Sounds more like a hedging plan to keep her name on the November ballot if she loses to Spencer in the primary - but that's just me saying that.


Although he has already announced his intentions to run as an independent if he is beaten by Ned Lamont in the Democratic primary next month, Connecticut Sen. Joe Liberman is also hoping to form a new party.

According to the Hartford Courant today, the new party would be called Connecticut for Lieberman. (Hey at least he's upfront about it).

The idea is to get Lieberman's name a line or two higher on the November ballot than it would be if he runs as an independent with no "party" backing.
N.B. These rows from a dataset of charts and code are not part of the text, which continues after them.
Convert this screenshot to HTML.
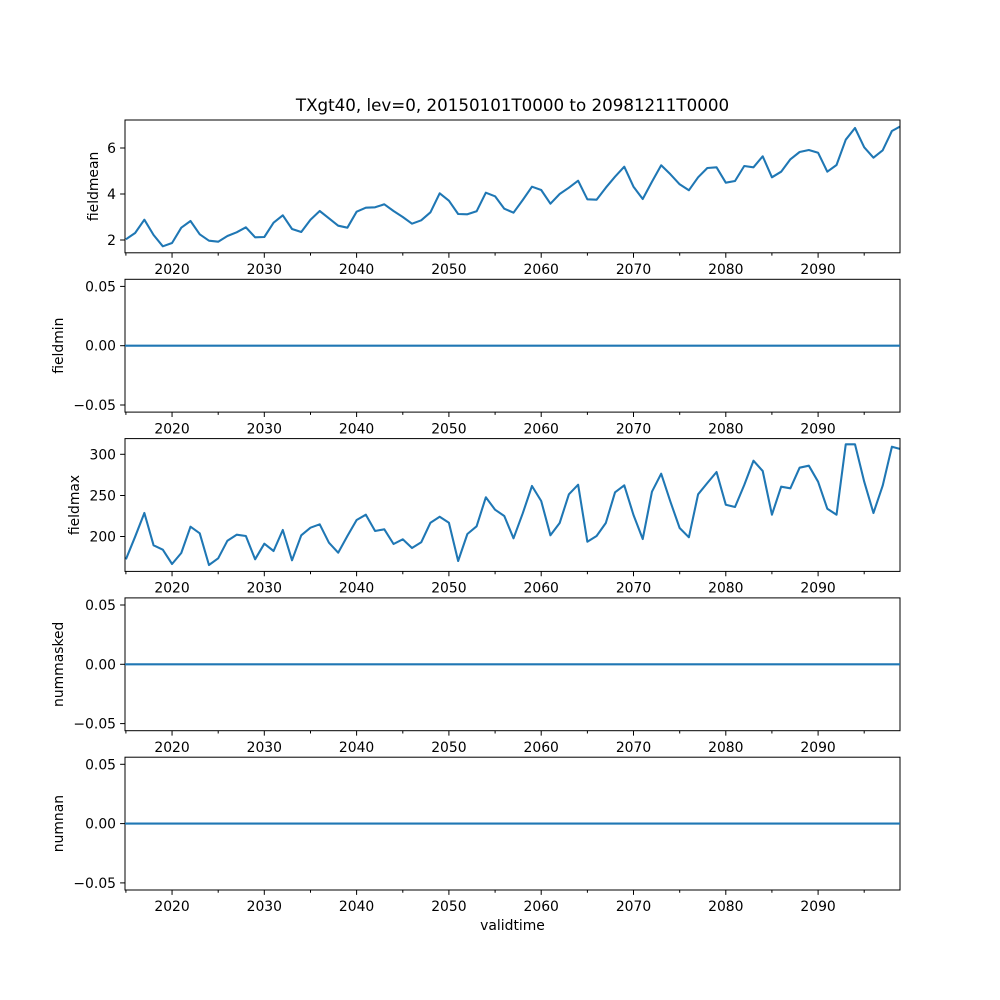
<!DOCTYPE html>
<html><head><meta charset="utf-8"><style>
html,body{margin:0;padding:0;background:#fff;}
svg{display:block;font-family:"DejaVu Sans","Liberation Sans",sans-serif;}
</style></head><body>
<svg width="1000" height="1000" viewBox="0 0 1000 1000" xmlns="http://www.w3.org/2000/svg">
<defs>
<clipPath id="c1"><rect x="125" y="120" width="775" height="132.8"/></clipPath>
<clipPath id="c3"><rect x="125" y="438.6" width="775" height="132.8"/></clipPath>
</defs>
<rect width="1000" height="1000" fill="#fff"/>
<text x="512.5" y="111" font-size="16.7" text-anchor="middle">TXgt40, lev=0, 20150101T0000 to 20981211T0000</text>

<!-- Panel 1 -->
<g clip-path="url(#c1)">
<polyline fill="none" stroke="#1f77b4" stroke-width="2.08" stroke-linejoin="round" vector-effect="non-scaling-stroke" transform="translate(125.9,0) scale(9.229,1)" points="0,239.3 1,233 2,219.7 3,235 4,246.3 5,243 6,227.7 7,221 8,234.3 9,240.7 10,241.7 11,236 12,232.3 13,227.3 14,237.3 15,237 16,222.7 17,215.3 18,229 19,232 20,219.7 21,211 22,218.3 23,225.7 24,227.7 25,211.7 26,207.7 27,207.3 28,204.3 29,211 30,217 31,223.7 32,220.3 33,212.3 34,193.3 35,200.7 36,214 37,214.3 38,211.3 39,192.7 40,196.3 41,208.7 42,212.7 43,200 44,186.7 45,190 46,203.7 47,194 48,187.7 49,180.7 50,199.3 51,199.7 52,187.7 53,176.7 54,166.7 55,186.7 56,199 57,181.7 58,165.3 59,174.3 60,184.3 61,190.3 62,177.3 63,168 64,167.3 65,182.7 66,181 67,166 68,167.3 69,156.3 70,177.3 71,171.7 72,159.3 73,152 74,150 75,152.7 76,171.7 77,165 78,139.7 79,128 80,147.3 81,157.7 82,150.3 83,131 84,126"/>
</g>
<rect x="125" y="120" width="775" height="132.8" fill="none" stroke="#000" stroke-width="1"/>
<g font-size="13.9" text-anchor="end">
<line x1="120.1" x2="125" y1="240" y2="240" stroke="#000"/><text x="116" y="245">2</text>
<line x1="120.1" x2="125" y1="194" y2="194" stroke="#000"/><text x="116" y="199">4</text>
<line x1="120.1" x2="125" y1="148" y2="148" stroke="#000"/><text x="116" y="153">6</text>
</g>
<text transform="translate(98,186.4) rotate(-90)" font-size="13.9" text-anchor="middle">fieldmean</text>

<!-- Panel 2 -->
<rect x="125" y="279.3" width="775" height="132.8" fill="none" stroke="#000"/>
<line x1="125" x2="900" y1="345.7" y2="345.7" stroke="#1f77b4" stroke-width="2.08"/>
<g font-size="13.9" text-anchor="end">
<line x1="120.1" x2="125" y1="286.4" y2="286.4" stroke="#000"/><text x="116" y="291.4">0.05</text>
<line x1="120.1" x2="125" y1="345.7" y2="345.7" stroke="#000"/><text x="116" y="350.7">0.00</text>
<line x1="120.1" x2="125" y1="405" y2="405" stroke="#000"/><text x="116" y="410">−0.05</text>
</g>
<text transform="translate(63,345.7) rotate(-90)" font-size="13.9" text-anchor="middle">fieldmin</text>

<!-- Panel 3 -->
<g clip-path="url(#c3)">
<polyline fill="none" stroke="#1f77b4" stroke-width="2.08" stroke-linejoin="round" vector-effect="non-scaling-stroke" transform="translate(125.9,0) scale(9.229,1)" points="0,559.3 1,536.7 2,513 3,545.3 4,549.7 5,564 6,553 7,526.7 8,533.3 9,565 10,558.3 11,540.7 12,534.7 13,536 14,559.3 15,543.7 16,551 17,530 18,560.3 19,535.3 20,527.7 21,524.3 22,542.7 23,552.7 24,536 25,520 26,514.7 27,531 28,529.3 29,544 30,539.3 31,548 32,542.3 33,522.7 34,516.7 35,522.7 36,561 37,534 38,526.3 39,497.3 40,509.7 41,516 42,538.3 43,513.3 44,486 45,501 46,535.3 47,523 48,494.3 49,484.7 50,541.7 51,536 52,523 53,492.3 54,485.3 55,515 56,539 57,491.7 58,473.7 59,501.7 60,528 61,537.3 62,494.3 63,483 64,472 65,504.7 66,507 67,485 68,460.7 69,471 70,514.7 71,486.7 72,488.3 73,467.7 74,465.7 75,481.7 76,508.7 77,514.7 78,444.3 79,444.3 80,481.7 81,513 82,485.7 83,446.7 84,449.3"/>
</g>
<rect x="125" y="438.6" width="775" height="132.8" fill="none" stroke="#000"/>
<g font-size="13.9" text-anchor="end">
<line x1="120.1" x2="125" y1="536.5" y2="536.5" stroke="#000"/><text x="116" y="541.5">200</text>
<line x1="120.1" x2="125" y1="495.5" y2="495.5" stroke="#000"/><text x="116" y="500.5">250</text>
<line x1="120.1" x2="125" y1="454.3" y2="454.3" stroke="#000"/><text x="116" y="459.3">300</text>
</g>
<text transform="translate(79,505) rotate(-90)" font-size="13.9" text-anchor="middle">fieldmax</text>

<!-- Panel 4 -->
<rect x="125" y="597.9" width="775" height="132.8" fill="none" stroke="#000"/>
<line x1="125" x2="900" y1="664.3" y2="664.3" stroke="#1f77b4" stroke-width="2.08"/>
<g font-size="13.9" text-anchor="end">
<line x1="120.1" x2="125" y1="605" y2="605" stroke="#000"/><text x="116" y="610">0.05</text>
<line x1="120.1" x2="125" y1="664.3" y2="664.3" stroke="#000"/><text x="116" y="669.3">0.00</text>
<line x1="120.1" x2="125" y1="723.6" y2="723.6" stroke="#000"/><text x="116" y="728.6">−0.05</text>
</g>
<text transform="translate(63,664.3) rotate(-90)" font-size="13.9" text-anchor="middle">nummasked</text>

<!-- Panel 5 -->
<rect x="125" y="757.2" width="775" height="132.8" fill="none" stroke="#000"/>
<line x1="125" x2="900" y1="823.6" y2="823.6" stroke="#1f77b4" stroke-width="2.08"/>
<g font-size="13.9" text-anchor="end">
<line x1="120.1" x2="125" y1="764.3" y2="764.3" stroke="#000"/><text x="116" y="769.3">0.05</text>
<line x1="120.1" x2="125" y1="823.6" y2="823.6" stroke="#000"/><text x="116" y="828.6">0.00</text>
<line x1="120.1" x2="125" y1="882.9" y2="882.9" stroke="#000"/><text x="116" y="887.9">−0.05</text>
</g>
<text transform="translate(63,823.6) rotate(-90)" font-size="13.9" text-anchor="middle">numnan</text>
<text x="512.5" y="930" font-size="13.9" text-anchor="middle">validtime</text>

<g stroke="#000">
<path d="M172.05,252.8v4.9M264.3,252.8v4.9M356.6,252.8v4.9M448.9,252.8v4.9M541.2,252.8v4.9M633.5,252.8v4.9M725.8,252.8v4.9M818.1,252.8v4.9
M125.9,252.8v2.8M218.2,252.8v2.8M310.5,252.8v2.8M402.8,252.8v2.8M495.1,252.8v2.8M587.4,252.8v2.8M679.7,252.8v2.8M771.9,252.8v2.8M864.2,252.8v2.8
M172.05,412.1v4.9M264.3,412.1v4.9M356.6,412.1v4.9M448.9,412.1v4.9M541.2,412.1v4.9M633.5,412.1v4.9M725.8,412.1v4.9M818.1,412.1v4.9
M125.9,412.1v2.8M218.2,412.1v2.8M310.5,412.1v2.8M402.8,412.1v2.8M495.1,412.1v2.8M587.4,412.1v2.8M679.7,412.1v2.8M771.9,412.1v2.8M864.2,412.1v2.8
M172.05,571.4v4.9M264.3,571.4v4.9M356.6,571.4v4.9M448.9,571.4v4.9M541.2,571.4v4.9M633.5,571.4v4.9M725.8,571.4v4.9M818.1,571.4v4.9
M125.9,571.4v2.8M218.2,571.4v2.8M310.5,571.4v2.8M402.8,571.4v2.8M495.1,571.4v2.8M587.4,571.4v2.8M679.7,571.4v2.8M771.9,571.4v2.8M864.2,571.4v2.8
M172.05,730.7v4.9M264.3,730.7v4.9M356.6,730.7v4.9M448.9,730.7v4.9M541.2,730.7v4.9M633.5,730.7v4.9M725.8,730.7v4.9M818.1,730.7v4.9
M125.9,730.7v2.8M218.2,730.7v2.8M310.5,730.7v2.8M402.8,730.7v2.8M495.1,730.7v2.8M587.4,730.7v2.8M679.7,730.7v2.8M771.9,730.7v2.8M864.2,730.7v2.8
M172.05,890v4.9M264.3,890v4.9M356.6,890v4.9M448.9,890v4.9M541.2,890v4.9M633.5,890v4.9M725.8,890v4.9M818.1,890v4.9
M125.9,890v2.8M218.2,890v2.8M310.5,890v2.8M402.8,890v2.8M495.1,890v2.8M587.4,890v2.8M679.7,890v2.8M771.9,890v2.8M864.2,890v2.8"/>
</g>
<g font-size="13.9" text-anchor="middle">
<g transform="translate(0,274)"><text x="172.05">2020</text><text x="264.3">2030</text><text x="356.6">2040</text><text x="448.9">2050</text><text x="541.2">2060</text><text x="633.5">2070</text><text x="725.8">2080</text><text x="818.1">2090</text></g>
<g transform="translate(0,433.3)"><text x="172.05">2020</text><text x="264.3">2030</text><text x="356.6">2040</text><text x="448.9">2050</text><text x="541.2">2060</text><text x="633.5">2070</text><text x="725.8">2080</text><text x="818.1">2090</text></g>
<g transform="translate(0,592.6)"><text x="172.05">2020</text><text x="264.3">2030</text><text x="356.6">2040</text><text x="448.9">2050</text><text x="541.2">2060</text><text x="633.5">2070</text><text x="725.8">2080</text><text x="818.1">2090</text></g>
<g transform="translate(0,751.9)"><text x="172.05">2020</text><text x="264.3">2030</text><text x="356.6">2040</text><text x="448.9">2050</text><text x="541.2">2060</text><text x="633.5">2070</text><text x="725.8">2080</text><text x="818.1">2090</text></g>
<g transform="translate(0,911.2)"><text x="172.05">2020</text><text x="264.3">2030</text><text x="356.6">2040</text><text x="448.9">2050</text><text x="541.2">2060</text><text x="633.5">2070</text><text x="725.8">2080</text><text x="818.1">2090</text></g>
</g>
</svg>
</body></html>
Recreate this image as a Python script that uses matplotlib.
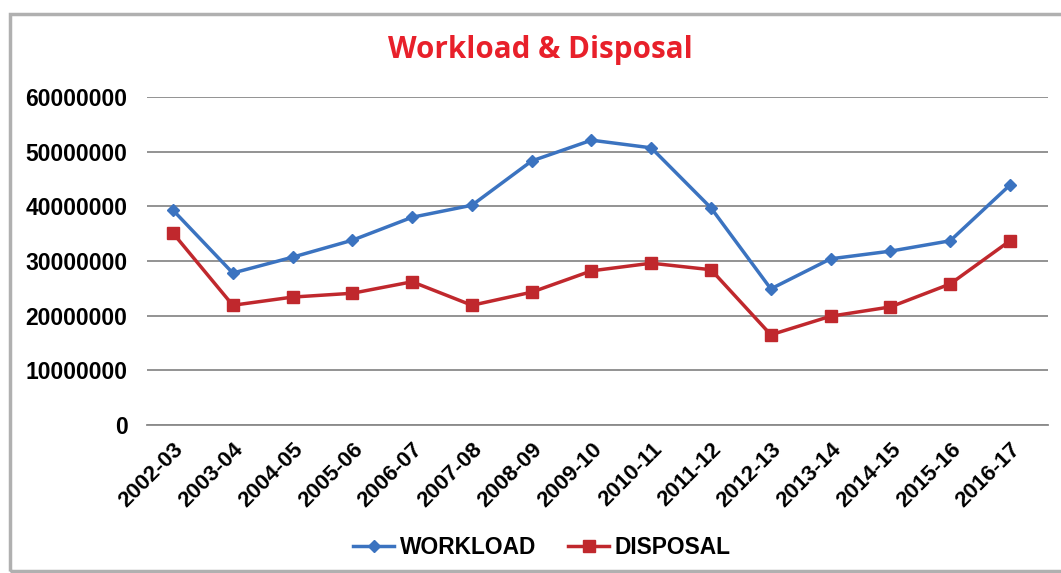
import matplotlib
matplotlib.use("Agg")
import matplotlib.pyplot as plt
from matplotlib.patches import Rectangle

years = ["2002-03", "2003-04", "2004-05", "2005-06", "2006-07", "2007-08", "2008-09",
         "2009-10", "2010-11", "2011-12", "2012-13", "2013-14", "2014-15", "2015-16", "2016-17"]
workload = [39300000, 27800000, 30700000, 33800000, 38000000, 40200000, 48300000,
            52100000, 50700000, 39700000, 24900000, 30400000, 31800000, 33700000, 43900000]
disposal = [35100000, 21900000, 23400000, 24100000, 26200000, 21900000, 24300000,
            28200000, 29600000, 28400000, 16500000, 19900000, 21600000, 25800000, 33700000]
yticks = [0, 10000000, 20000000, 30000000, 40000000, 50000000, 60000000]

plt.rcParams['font.family'] = ['Liberation Sans', 'DejaVu Sans']
fig = plt.figure(figsize=(10.61, 5.73), dpi=100)
ax = fig.add_axes([147/1061, 1-425/573, 901/1061, (425-97)/573])

x = list(range(len(years)))
ax.plot(x, workload, color='#3b73c0', lw=2.5, marker='D', ms=6, label='WORKLOAD')
ax.plot(x, disposal, color='#c0282d', lw=2.5, marker='s', ms=8, label='DISPOSAL')

ax.set_xlim(-0.435, len(years) - 1 + 0.636)
ax.set_ylim(0, 60000000)
ax.set_yticks(yticks)
ax.set_yticklabels([str(v) for v in yticks], fontsize=16.5, fontweight='bold')
ax.set_xticks(x)
ax.set_xticklabels(years, rotation=45, ha='right', rotation_mode='anchor',
                   fontsize=16, fontweight='bold')
ax.tick_params(axis='y', length=0, pad=14)
ax.tick_params(axis='x', length=0, pad=10)
ax.grid(axis='y', color='#8a8a8a', lw=1.3)
ax.set_axisbelow(True)
for s in ['top', 'right', 'left']:
    ax.spines[s].set_visible(False)
ax.spines['bottom'].set_color('#8a8a8a')
ax.spines['bottom'].set_linewidth(1.3)

fig.text(540/1061, 1-50/573, "Workload & Disposal", color='#e8202a', fontsize=21.3,
         fontweight='bold', ha='center', va='center', family=['Open Sans', 'DejaVu Sans'])

leg = fig.legend(loc='center', bbox_to_anchor=(542/1061, 1-547/573), ncol=2, frameon=False,
                 prop={'size': 16.4, 'weight': 'bold'}, handlelength=1.8, columnspacing=1.4,
                 handletextpad=0.25)

fig.patches.append(Rectangle((10/1061, 1-571/573), 1060/1061, 557/573, transform=fig.transFigure,
                             fill=False, edgecolor='#b0b0b0', lw=2.5))

fig.savefig("out.png", dpi=100)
John Hall, one of six Democrats hoping for the chance to take on Rep. Sue Kelly for the 19th District seat from New York this November, turned in petitions with 4,200 names supporting his candidacy. That's according to a press release from his campaign.

The 4200 tally is more than three times the 1250 required to get him on the primary ballot. Of course they all have to be validated yet, but 3-times the number needed is a good number to assure a ballot spot.

No word yet from the other 19th District Democratic camps.

As we said a few days ago, with the petitioning deadline coming up July 13 and financial filing deadline coming up July 17, we should be getting a better picture on who's in this race to stay.